• **Work instructions**:
Strip the pictures and reproduce the rest of the listing exactly.

• **Data excerpts**:
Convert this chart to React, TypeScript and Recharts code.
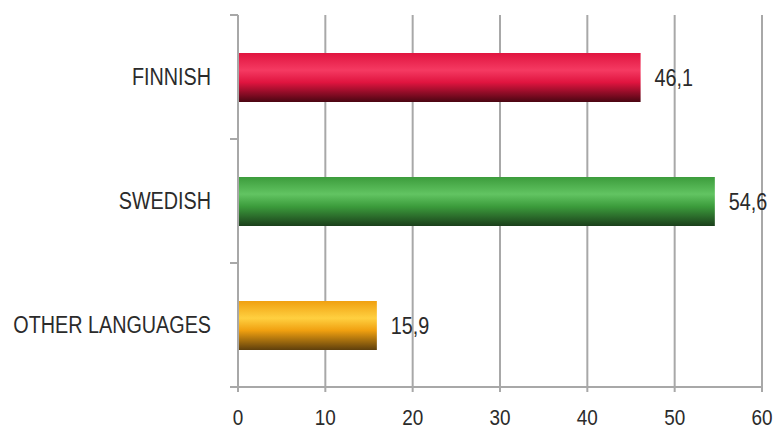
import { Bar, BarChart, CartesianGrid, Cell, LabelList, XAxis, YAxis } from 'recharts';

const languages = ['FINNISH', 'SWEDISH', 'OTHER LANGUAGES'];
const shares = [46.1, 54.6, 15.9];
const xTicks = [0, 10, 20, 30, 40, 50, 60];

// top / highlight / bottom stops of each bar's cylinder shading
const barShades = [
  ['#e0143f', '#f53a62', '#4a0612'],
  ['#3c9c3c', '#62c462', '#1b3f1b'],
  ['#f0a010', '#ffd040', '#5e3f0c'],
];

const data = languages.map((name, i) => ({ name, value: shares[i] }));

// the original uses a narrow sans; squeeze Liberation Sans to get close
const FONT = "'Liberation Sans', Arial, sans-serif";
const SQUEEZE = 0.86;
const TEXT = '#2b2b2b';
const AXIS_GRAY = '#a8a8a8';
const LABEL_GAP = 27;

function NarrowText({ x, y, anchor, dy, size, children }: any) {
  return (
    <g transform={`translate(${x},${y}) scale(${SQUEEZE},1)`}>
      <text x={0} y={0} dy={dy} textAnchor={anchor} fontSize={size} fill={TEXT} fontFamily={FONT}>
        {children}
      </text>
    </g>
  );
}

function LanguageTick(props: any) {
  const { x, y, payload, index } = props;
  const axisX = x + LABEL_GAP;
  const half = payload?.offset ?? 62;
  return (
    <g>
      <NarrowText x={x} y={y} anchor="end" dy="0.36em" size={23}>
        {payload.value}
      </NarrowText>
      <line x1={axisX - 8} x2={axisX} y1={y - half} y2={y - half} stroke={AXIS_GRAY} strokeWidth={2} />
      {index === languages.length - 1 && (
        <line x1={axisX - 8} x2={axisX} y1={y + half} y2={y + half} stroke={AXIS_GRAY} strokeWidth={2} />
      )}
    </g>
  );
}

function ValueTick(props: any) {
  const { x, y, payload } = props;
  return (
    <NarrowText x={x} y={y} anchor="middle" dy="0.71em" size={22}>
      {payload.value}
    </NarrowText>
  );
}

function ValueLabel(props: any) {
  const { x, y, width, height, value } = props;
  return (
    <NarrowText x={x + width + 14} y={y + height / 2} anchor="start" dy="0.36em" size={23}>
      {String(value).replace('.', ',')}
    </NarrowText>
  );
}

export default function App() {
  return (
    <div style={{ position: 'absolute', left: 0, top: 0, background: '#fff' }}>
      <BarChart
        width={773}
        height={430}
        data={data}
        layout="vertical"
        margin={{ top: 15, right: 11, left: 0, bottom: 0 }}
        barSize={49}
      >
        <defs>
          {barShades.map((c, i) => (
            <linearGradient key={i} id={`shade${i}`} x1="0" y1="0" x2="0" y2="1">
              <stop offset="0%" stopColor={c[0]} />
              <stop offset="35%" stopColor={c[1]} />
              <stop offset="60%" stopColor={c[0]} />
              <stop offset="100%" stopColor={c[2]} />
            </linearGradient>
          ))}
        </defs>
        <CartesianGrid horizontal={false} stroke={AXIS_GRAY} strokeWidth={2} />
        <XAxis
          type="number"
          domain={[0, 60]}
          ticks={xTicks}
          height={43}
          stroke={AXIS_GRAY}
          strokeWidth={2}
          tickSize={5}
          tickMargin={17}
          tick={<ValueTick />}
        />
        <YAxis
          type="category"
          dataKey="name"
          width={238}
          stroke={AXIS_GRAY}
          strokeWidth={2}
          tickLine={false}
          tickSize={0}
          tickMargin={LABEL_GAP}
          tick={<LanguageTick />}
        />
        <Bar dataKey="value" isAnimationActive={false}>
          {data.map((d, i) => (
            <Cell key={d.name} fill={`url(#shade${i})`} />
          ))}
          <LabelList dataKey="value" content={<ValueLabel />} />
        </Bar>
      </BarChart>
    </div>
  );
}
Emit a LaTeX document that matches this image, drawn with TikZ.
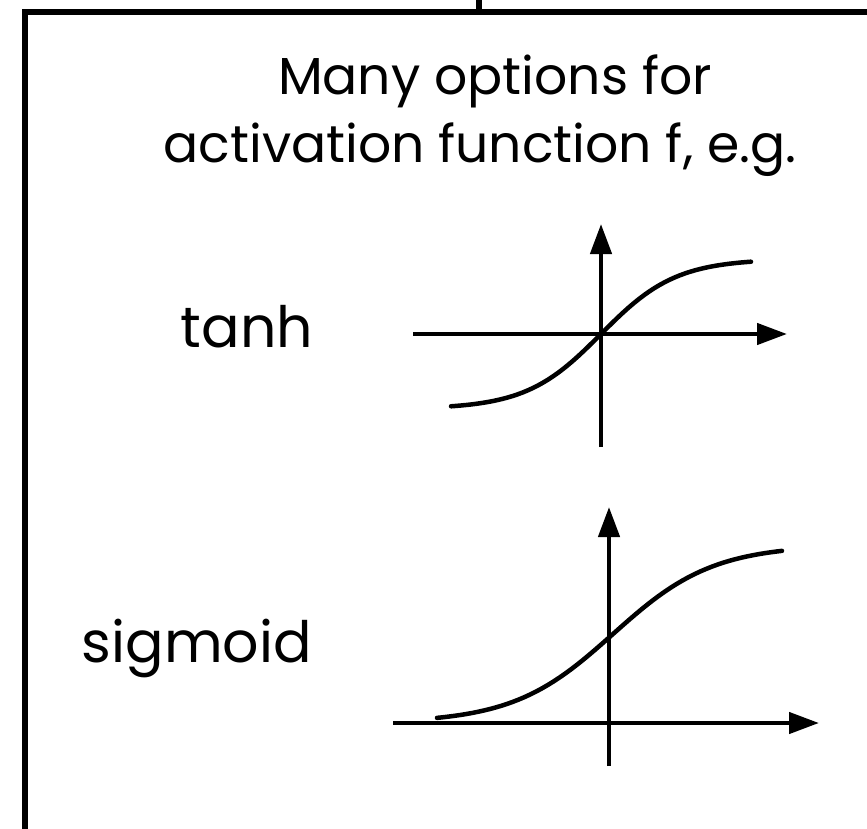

• **Result for this task**:
Convert this chart to React, TypeScript and Recharts code.
import { Bar, BarChart, CartesianGrid, Cell, LabelList, XAxis, YAxis } from 'recharts';

const languages = ['FINNISH', 'SWEDISH', 'OTHER LANGUAGES'];
const shares = [46.1, 54.6, 15.9];
const xTicks = [0, 10, 20, 30, 40, 50, 60];

// top / highlight / bottom stops of each bar's cylinder shading
const barShades = [
  ['#e0143f', '#f53a62', '#4a0612'],
  ['#3c9c3c', '#62c462', '#1b3f1b'],
  ['#f0a010', '#ffd040', '#5e3f0c'],
];

const data = languages.map((name, i) => ({ name, value: shares[i] }));

// the original uses a narrow sans; squeeze Liberation Sans to get close
const FONT = "'Liberation Sans', Arial, sans-serif";
const SQUEEZE = 0.86;
const TEXT = '#2b2b2b';
const AXIS_GRAY = '#a8a8a8';
const LABEL_GAP = 27;

function NarrowText({ x, y, anchor, dy, size, children }: any) {
  return (
    <g transform={`translate(${x},${y}) scale(${SQUEEZE},1)`}>
      <text x={0} y={0} dy={dy} textAnchor={anchor} fontSize={size} fill={TEXT} fontFamily={FONT}>
        {children}
      </text>
    </g>
  );
}

function LanguageTick(props: any) {
  const { x, y, payload, index } = props;
  const axisX = x + LABEL_GAP;
  const half = payload?.offset ?? 62;
  return (
    <g>
      <NarrowText x={x} y={y} anchor="end" dy="0.36em" size={23}>
        {payload.value}
      </NarrowText>
      <line x1={axisX - 8} x2={axisX} y1={y - half} y2={y - half} stroke={AXIS_GRAY} strokeWidth={2} />
      {index === languages.length - 1 && (
        <line x1={axisX - 8} x2={axisX} y1={y + half} y2={y + half} stroke={AXIS_GRAY} strokeWidth={2} />
      )}
    </g>
  );
}

function ValueTick(props: any) {
  const { x, y, payload } = props;
  return (
    <NarrowText x={x} y={y} anchor="middle" dy="0.71em" size={22}>
      {payload.value}
    </NarrowText>
  );
}

function ValueLabel(props: any) {
  const { x, y, width, height, value } = props;
  return (
    <NarrowText x={x + width + 14} y={y + height / 2} anchor="start" dy="0.36em" size={23}>
      {String(value).replace('.', ',')}
    </NarrowText>
  );
}

export default function App() {
  return (
    <div style={{ position: 'absolute', left: 0, top: 0, background: '#fff' }}>
      <BarChart
        width={773}
        height={430}
        data={data}
        layout="vertical"
        margin={{ top: 15, right: 11, left: 0, bottom: 0 }}
        barSize={49}
      >
        <defs>
          {barShades.map((c, i) => (
            <linearGradient key={i} id={`shade${i}`} x1="0" y1="0" x2="0" y2="1">
              <stop offset="0%" stopColor={c[0]} />
              <stop offset="35%" stopColor={c[1]} />
              <stop offset="60%" stopColor={c[0]} />
              <stop offset="100%" stopColor={c[2]} />
            </linearGradient>
          ))}
        </defs>
        <CartesianGrid horizontal={false} stroke={AXIS_GRAY} strokeWidth={2} />
        <XAxis
          type="number"
          domain={[0, 60]}
          ticks={xTicks}
          height={43}
          stroke={AXIS_GRAY}
          strokeWidth={2}
          tickSize={5}
          tickMargin={17}
          tick={<ValueTick />}
        />
        <YAxis
          type="category"
          dataKey="name"
          width={238}
          stroke={AXIS_GRAY}
          strokeWidth={2}
          tickLine={false}
          tickSize={0}
          tickMargin={LABEL_GAP}
          tick={<LanguageTick />}
        />
        <Bar dataKey="value" isAnimationActive={false}>
          {data.map((d, i) => (
            <Cell key={d.name} fill={`url(#shade${i})`} />
          ))}
          <LabelList dataKey="value" content={<ValueLabel />} />
        </Bar>
      </BarChart>
    </div>
  );
}
Emit a LaTeX document that matches this image, drawn with TikZ.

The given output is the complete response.